The cornerback backs off the out route, as he had numerous times throughout the game. Instead of taking the easy 5-yard completion, Brewer forces the ball into triple coverage. Again, this is a one-read route. If the corner is behind the hitch, that's where the ball goes. This is a brutal decision, and it likely means that Mark Leal will at least get more repetitions in practice this week. Brewer can't be that careless with the football. Of Brewer's three interceptions, two came on first down, and one was with a huge lead and good field position. As a quarterback, he has to understand when you may or may not need to force a ball in, and when you need to live and fight another day. The Hokies just are not good enough yet to overcome that kind of carelessness with the football.
We are a third of the way through the season; one that began with such promise. The win over the Buckeyes now stands on the precipice of becoming a lost season. Every team remaining on the schedule has a matchup with can be tough for the Hokies to deal with, and at the same time, Virginia Tech is talented enough to run the table. Coach Loeffler needs to start to show some trust in his offense to execute without so much emphasis on different packages and matchups. I would expect that Frank Beamer may intercede some this week, and ask for Loeffler to give McKenzie and Williams more touches. I'd like to see Coach Foster devote a significant amount of time to leverage in zone and man coverage for his defensive backs so we can see more coverage variety against teams that can throw the football.

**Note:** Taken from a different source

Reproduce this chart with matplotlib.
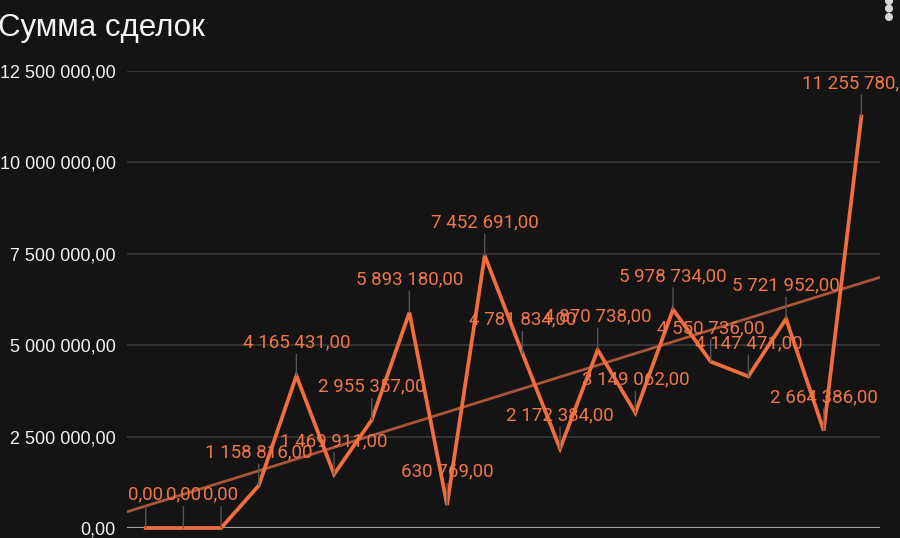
import matplotlib.pyplot as plt
import numpy as np
from matplotlib.ticker import FuncFormatter
from matplotlib.patches import Circle

# Сумма сделок по периодам
values = [0, 0, 0, 1158816, 4165431, 1469911, 2955357, 5893180, 630769, 7452691,
          4781834, 2172384, 4870738, 3149062, 5978734, 4550736, 4147471, 5721952,
          2664386, 11255780]
y_ticks = [0, 2500000, 5000000, 7500000, 10000000, 12500000]
title = "Сумма сделок"

bg = '#151414'
orange = '#f26d3d'
label_col = '#f07648'
trend_col = '#a9553a'


def fmt_ru(v, pos=None):
    s = f"{v:,.2f}".replace(",", " ").replace(".", ",")
    return s


x = np.arange(len(values))

fig = plt.figure(figsize=(9, 5.38), dpi=100, facecolor=bg)
ax = fig.add_axes([0.141, 0.0186, 0.837, 0.8494])
ax.set_facecolor(bg)

# gridlines
for t in y_ticks[1:]:
    ax.axhline(t, color='#3a3a3a', lw=1.2, zorder=1)
ax.axhline(0, color='#a0a0a0', lw=1.6, zorder=1)

# trend line (linear regression)
k, b = np.polyfit(x, values, 1)
xt = np.array([-0.5, len(values) - 0.5])
ax.plot(xt, k * xt + b, color=trend_col, lw=2, zorder=2, solid_capstyle='butt')

ax.plot(x, values, color=orange, lw=2.7, zorder=3, clip_on=False,
        solid_joinstyle='miter')

for xi, v in zip(x, values):
    ax.annotate(fmt_ru(v), xy=(xi, v), xytext=(0, 24), textcoords='offset points',
                ha='center', va='center', color=label_col, fontsize=13.5,
                family='Roboto', zorder=5, annotation_clip=False,
                arrowprops=dict(arrowstyle='-', color='#555555', lw=1,
                                shrinkA=0, shrinkB=0, relpos=(0.5, 0)))

ax.set_xlim(-0.5, len(values) - 0.5)
ax.set_ylim(0, 12500000)
ax.set_yticks(y_ticks)
ax.yaxis.set_major_formatter(FuncFormatter(fmt_ru))
ax.set_xticks([])
ax.tick_params(axis='y', length=0, pad=8, labelcolor='#f2f2f2', labelsize=13)
for lab in ax.get_yticklabels():
    lab.set_family('Liberation Sans')
for s in ax.spines.values():
    s.set_visible(False)

fig.text(-0.002, 0.948, title, color='#f4f4f4', fontsize=22.5,
         family='Liberation Sans', ha='left', va='center')

# menu dots
for yy in [538 - 1, 538 - 8.5, 538 - 17]:
    fig.patches.append(Circle((889, yy), 3.3, transform=None, color='#d8d8d8'))

fig.savefig('out.png', dpi=100, facecolor=bg)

Getting the season back on track starts with a win against Western Michigan. The Broncos are not a powerhouse program, but they have won two consecutive games and their offense is averaging 41 points a game. The Broncos have their own big freshman tailback who can make plays from the spread formation. 6-0, 220 pound Jarvion Franklin has rushed for 542 yards on 82 carries this season, for an outstanding average of 6.6 yards per carry. The Hokies can't treat this game like a scrimmage designed to work out the kinks.